Most of the political factions, including the Muslim Brotherhood, joined them
then in backing the candidate Kais Saied.
On the evening of July 25, President Said’s decisions to suspend the activities
of parliament, lift the constitutional immunity of all its members and dissolve
the government served to save the Brotherhood from popular wrath. Moreover, at
the same time it allowed him to launch the reforms that he felt were needed.

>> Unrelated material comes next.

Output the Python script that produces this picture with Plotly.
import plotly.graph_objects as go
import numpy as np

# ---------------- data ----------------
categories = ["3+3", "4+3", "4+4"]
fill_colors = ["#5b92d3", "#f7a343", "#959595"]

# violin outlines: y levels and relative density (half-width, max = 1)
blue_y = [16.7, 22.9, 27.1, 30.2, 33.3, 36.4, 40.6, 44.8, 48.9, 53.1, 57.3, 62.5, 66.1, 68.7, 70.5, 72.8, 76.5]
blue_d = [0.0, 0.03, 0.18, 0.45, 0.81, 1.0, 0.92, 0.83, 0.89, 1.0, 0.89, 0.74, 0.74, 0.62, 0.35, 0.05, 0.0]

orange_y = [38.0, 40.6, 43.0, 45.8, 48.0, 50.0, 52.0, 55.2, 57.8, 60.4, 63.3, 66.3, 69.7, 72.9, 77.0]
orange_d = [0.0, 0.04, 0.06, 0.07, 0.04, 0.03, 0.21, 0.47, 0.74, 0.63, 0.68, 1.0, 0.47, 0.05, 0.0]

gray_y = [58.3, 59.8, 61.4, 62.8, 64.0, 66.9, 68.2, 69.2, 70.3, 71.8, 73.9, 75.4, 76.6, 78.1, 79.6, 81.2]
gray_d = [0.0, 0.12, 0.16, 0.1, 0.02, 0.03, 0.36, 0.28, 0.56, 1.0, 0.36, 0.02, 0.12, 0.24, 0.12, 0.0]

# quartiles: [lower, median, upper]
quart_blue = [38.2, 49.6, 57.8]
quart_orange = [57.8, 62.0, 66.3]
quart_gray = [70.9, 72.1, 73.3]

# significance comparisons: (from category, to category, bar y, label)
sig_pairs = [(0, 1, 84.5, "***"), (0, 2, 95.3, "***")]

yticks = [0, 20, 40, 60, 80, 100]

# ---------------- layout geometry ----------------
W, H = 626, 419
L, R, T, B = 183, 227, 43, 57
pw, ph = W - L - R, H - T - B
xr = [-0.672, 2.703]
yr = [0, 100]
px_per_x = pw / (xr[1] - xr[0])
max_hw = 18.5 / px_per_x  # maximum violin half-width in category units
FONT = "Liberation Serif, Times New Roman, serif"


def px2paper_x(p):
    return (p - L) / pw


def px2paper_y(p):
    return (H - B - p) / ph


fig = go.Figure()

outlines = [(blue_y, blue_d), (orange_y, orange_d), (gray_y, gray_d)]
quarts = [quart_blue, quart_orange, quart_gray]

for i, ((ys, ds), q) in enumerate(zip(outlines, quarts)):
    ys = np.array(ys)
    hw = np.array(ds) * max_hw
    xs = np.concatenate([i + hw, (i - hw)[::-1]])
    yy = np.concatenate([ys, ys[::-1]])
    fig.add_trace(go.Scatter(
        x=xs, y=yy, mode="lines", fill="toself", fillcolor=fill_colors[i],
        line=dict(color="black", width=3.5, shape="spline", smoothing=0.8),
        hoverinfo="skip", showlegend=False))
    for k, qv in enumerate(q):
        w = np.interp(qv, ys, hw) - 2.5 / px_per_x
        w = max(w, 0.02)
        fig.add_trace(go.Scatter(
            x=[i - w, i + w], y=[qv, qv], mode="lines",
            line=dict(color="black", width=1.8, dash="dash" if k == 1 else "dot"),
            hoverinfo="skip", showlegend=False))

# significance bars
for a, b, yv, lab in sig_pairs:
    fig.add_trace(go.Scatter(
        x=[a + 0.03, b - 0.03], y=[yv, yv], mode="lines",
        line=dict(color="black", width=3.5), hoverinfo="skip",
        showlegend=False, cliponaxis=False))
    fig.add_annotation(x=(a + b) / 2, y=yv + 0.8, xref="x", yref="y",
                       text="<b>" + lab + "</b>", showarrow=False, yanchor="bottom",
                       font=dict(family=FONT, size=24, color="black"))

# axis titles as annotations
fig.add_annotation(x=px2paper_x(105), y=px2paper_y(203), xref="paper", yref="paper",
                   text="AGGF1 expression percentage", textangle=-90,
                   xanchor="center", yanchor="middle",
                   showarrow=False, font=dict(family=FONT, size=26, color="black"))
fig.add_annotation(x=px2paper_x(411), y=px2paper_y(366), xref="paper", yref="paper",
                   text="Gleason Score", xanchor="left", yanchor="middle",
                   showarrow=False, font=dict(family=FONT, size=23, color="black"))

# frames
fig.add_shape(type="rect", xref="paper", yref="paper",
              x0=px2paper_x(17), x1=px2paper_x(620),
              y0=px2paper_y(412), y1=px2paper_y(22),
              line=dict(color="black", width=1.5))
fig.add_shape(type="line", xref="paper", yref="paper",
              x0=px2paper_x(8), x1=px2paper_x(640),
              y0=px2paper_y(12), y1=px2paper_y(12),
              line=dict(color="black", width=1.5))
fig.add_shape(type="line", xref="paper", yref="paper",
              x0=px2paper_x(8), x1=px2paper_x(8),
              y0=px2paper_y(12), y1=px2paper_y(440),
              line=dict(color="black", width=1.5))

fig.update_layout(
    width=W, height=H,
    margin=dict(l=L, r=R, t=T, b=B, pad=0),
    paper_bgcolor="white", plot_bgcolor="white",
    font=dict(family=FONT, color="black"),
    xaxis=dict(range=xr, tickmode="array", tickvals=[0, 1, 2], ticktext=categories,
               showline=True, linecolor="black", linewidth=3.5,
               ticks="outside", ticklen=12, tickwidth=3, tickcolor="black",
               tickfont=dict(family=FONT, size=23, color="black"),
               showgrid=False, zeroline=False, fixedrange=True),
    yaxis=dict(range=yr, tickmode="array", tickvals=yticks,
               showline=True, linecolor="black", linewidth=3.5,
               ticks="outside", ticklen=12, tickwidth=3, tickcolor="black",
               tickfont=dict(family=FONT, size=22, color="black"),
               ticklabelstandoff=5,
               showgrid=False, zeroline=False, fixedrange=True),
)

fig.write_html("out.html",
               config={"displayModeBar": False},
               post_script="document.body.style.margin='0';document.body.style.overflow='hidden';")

The Ennahda movement accused him of violating the constitution, including
Chapter 80.
However, the international community chose to monitor remotely without any
condemnation of the presidential moves. There was good reason for this, which
even sharply divided Brotherhood members. The reason was that Ennahda not only
failed to govern, but was accused of being a sponsor of corruption, causing harm
to the country and attempting to instil society with its ideology and promote
extremist thought.
But why did President Saied decide to take these measures? The hidden aspect of
the crisis is that Ennahda had already started preparing for the overthrow of
the president, relying on Article 88 of the constitution. Although the project
faced great difficulties due to the absence of the Constitutional Court, as well
as the inability to ensure a favourable two-thirds parliamentary majority, the
Brotherhood had already set out on the course of legal and constitutional
consultations. They were searching for a way to oust the president, based on
their argument that there was no longer any possibility of continuing to
coexisting with President Saied.
Attempts to disparage the presidency, downplay its role, assail the president’s
reputation and tamper with the symbolism of the position he holds had turned
into one of the parliament’s main goals. This was especially the case through
the violent arm of the Ennahda movement, the Dignity Coalition.
Attacks on the president extended from the social media to the press including
public media outlets, as the war on the president included harming Tunisia’s
foreign relations, including its relations with Arab and foreign countries that
the Brotherhood did not appreciate. The Tunisian parliament became a source of
strife, an incubator of violence, a sponsor of corruption and terrorism, and a
blow to Tunisia’s regional and international interests in the name of freedom
and democracy.
Therefore, when President Saied decided to change the reality and correct the
political course, he met with international understanding. Even if some
countries did not express overt support, their offered silent support. Silence
as the Arabic proverb says is a sign of acquiescence.